Hey all. I am running Ubuntu 9.10 on a few boxes at home. Have Verizon Fios router, with wifi through the house, wpa2 with a random alphanumeric password, SSID broadcast turned off and MAC verification on. I was playing around with Ubuntu Remote Desktop, and turned it on on 1 box, allowing viewing and control of the box through Remote Desktop, thinking this was safe, as an intruder would have to get on the local network through the router firewall to hack the box. I was surprised to see that someone was able to get in and control the mouse and open some files on the box. I immediately closed down the box and inactivated Remote Desktop. Any ideas about safety/hackability?? I thought I was doing everything right and no one would have been able to easily get through wpa2. (I know the wifi doesn't extend to the curb, so was someone sitting in my backyard with a sniffer???).

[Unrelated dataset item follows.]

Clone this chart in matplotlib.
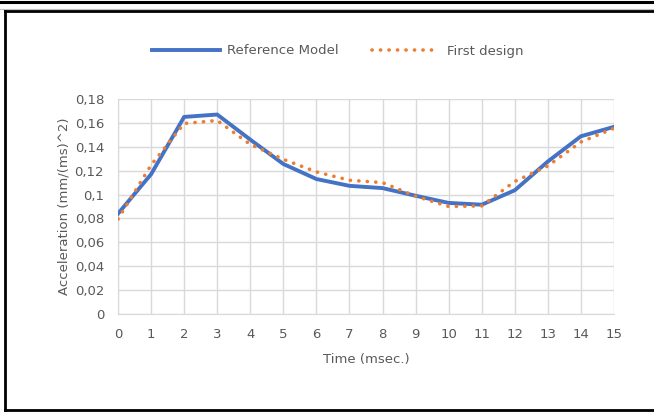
import matplotlib.pyplot as plt
from matplotlib.lines import Line2D
from matplotlib.ticker import FuncFormatter, MultipleLocator

plt.rcParams['font.family'] = ['DejaVu Sans']

tiempo = list(range(16))
reference_model = [0.084, 0.117, 0.165, 0.167, 0.146, 0.1256, 0.113, 0.1073, 0.1054, 0.099,
                   0.093, 0.0915, 0.1036, 0.1277, 0.1488, 0.1567]
first_design = [0.0795, 0.1247, 0.1595, 0.162, 0.142, 0.1295, 0.119, 0.112, 0.110, 0.0986,
                0.090, 0.0905, 0.111, 0.124, 0.144, 0.1555]

color_texto = '#595959'
color_grid = '#D9D9D9'
fs = 9.5

fig = plt.figure(figsize=(6.54, 4.12), dpi=100)
ax = fig.add_axes([118 / 654, 1 - 314 / 412, 496 / 654, 215 / 412])

ax.plot(tiempo, reference_model, color='#4472C4', linewidth=2.8, label='Reference Model',
        solid_joinstyle='round', zorder=3)
ax.plot(tiempo, first_design, color='#ED7D31', linewidth=2.6, linestyle=(0, (0.05, 2.3)),
        dash_capstyle='round', label='First design', zorder=4)

ax.set_xlim(0, 15)
ax.set_ylim(0, 0.18)
ax.xaxis.set_major_locator(MultipleLocator(1))
ax.yaxis.set_major_locator(MultipleLocator(0.02))
ax.yaxis.set_major_formatter(FuncFormatter(lambda v, p: f'{v:.2f}'.rstrip('0').rstrip('.').replace('.', ',') if v else '0'))

ax.grid(True, color=color_grid, linewidth=1)
ax.set_axisbelow(True)
for lado in ['top', 'right']:
    ax.spines[lado].set_visible(False)
for lado in ['left', 'bottom']:
    ax.spines[lado].set_color(color_grid)
ax.tick_params(length=0, labelsize=fs, colors=color_texto)
ax.tick_params(axis='x', pad=10)
ax.tick_params(axis='y', pad=10)

ax.set_xlabel('Time (msec.)', fontsize=fs, color=color_texto, labelpad=9)
ax.set_ylabel('Acceleration (mm/(ms)^2)', fontsize=fs, color=color_texto, labelpad=3)

fig.legend(loc='center', bbox_to_anchor=(338 / 654, 1 - 51 / 412), ncol=2, frameon=False,
           fontsize=fs, labelcolor=color_texto, handlelength=5.1, columnspacing=2.5,
           handletextpad=0.6)

# marco negro alrededor del grafico
fig.add_artist(Line2D([0, 1], [1 - 1.5 / 412] * 2, color='black', linewidth=2.2, transform=fig.transFigure))
fig.add_artist(Line2D([0, 1], [1 - 9 / 412] * 2, color='#BFBFBF', linewidth=0.8, transform=fig.transFigure))
fig.add_artist(Line2D([5 / 654, 1], [1 - 11 / 412] * 2, color='black', linewidth=2.0, transform=fig.transFigure))
fig.add_artist(Line2D([5 / 654, 5 / 654], [1 - 11 / 412, 2 / 412], color='black', linewidth=2.0, transform=fig.transFigure))
fig.add_artist(Line2D([5 / 654, 1], [2 / 412] * 2, color='black', linewidth=2.0, transform=fig.transFigure))

fig.savefig('out.png', dpi=100)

Any ideas are appreciated.

Thanks,

Maypo.

Posted

If the pc itself was using wireless and you enabled something locally that didnt require a login(which I thought linux forces you to do anyway with just about any feature, especially uBuntu with sudo) then they could get in without the router and just via your wifi card as an adhoc network. More than likely though, someone got in through a flaw in your network, maybe even via the internet via router or browser exploit of some sort. Check your router has remote admin disabled and no funky dns settings or port forwarding has been changed as well as what services and ports are open on the uBuntu box. What other machines are on your network? Any windows boxes? Do they share the same passwords with the uBuntu box. If someone compromised another node on your network that shared the same passwords, they could have jumped machine to machine.

Posted

By default the built-in VNC server on Ubuntu is disabled. If you enabled it without changing anything, it will not have a password, but will ask for yer permission if someone is trying to connect.

VNC is pathetically insecure, unless you are tunneling it over something like SSH. Most of the stories I've heard of people being hacked was due to them accidentally or purposely exposing VNC to the internet.

Check the firewall on yer router and make sure there are no ports forwarded that aren't supposed to be.

Posted

There are also some 0-days for certain linux kernels and distros, so be aware of that as well.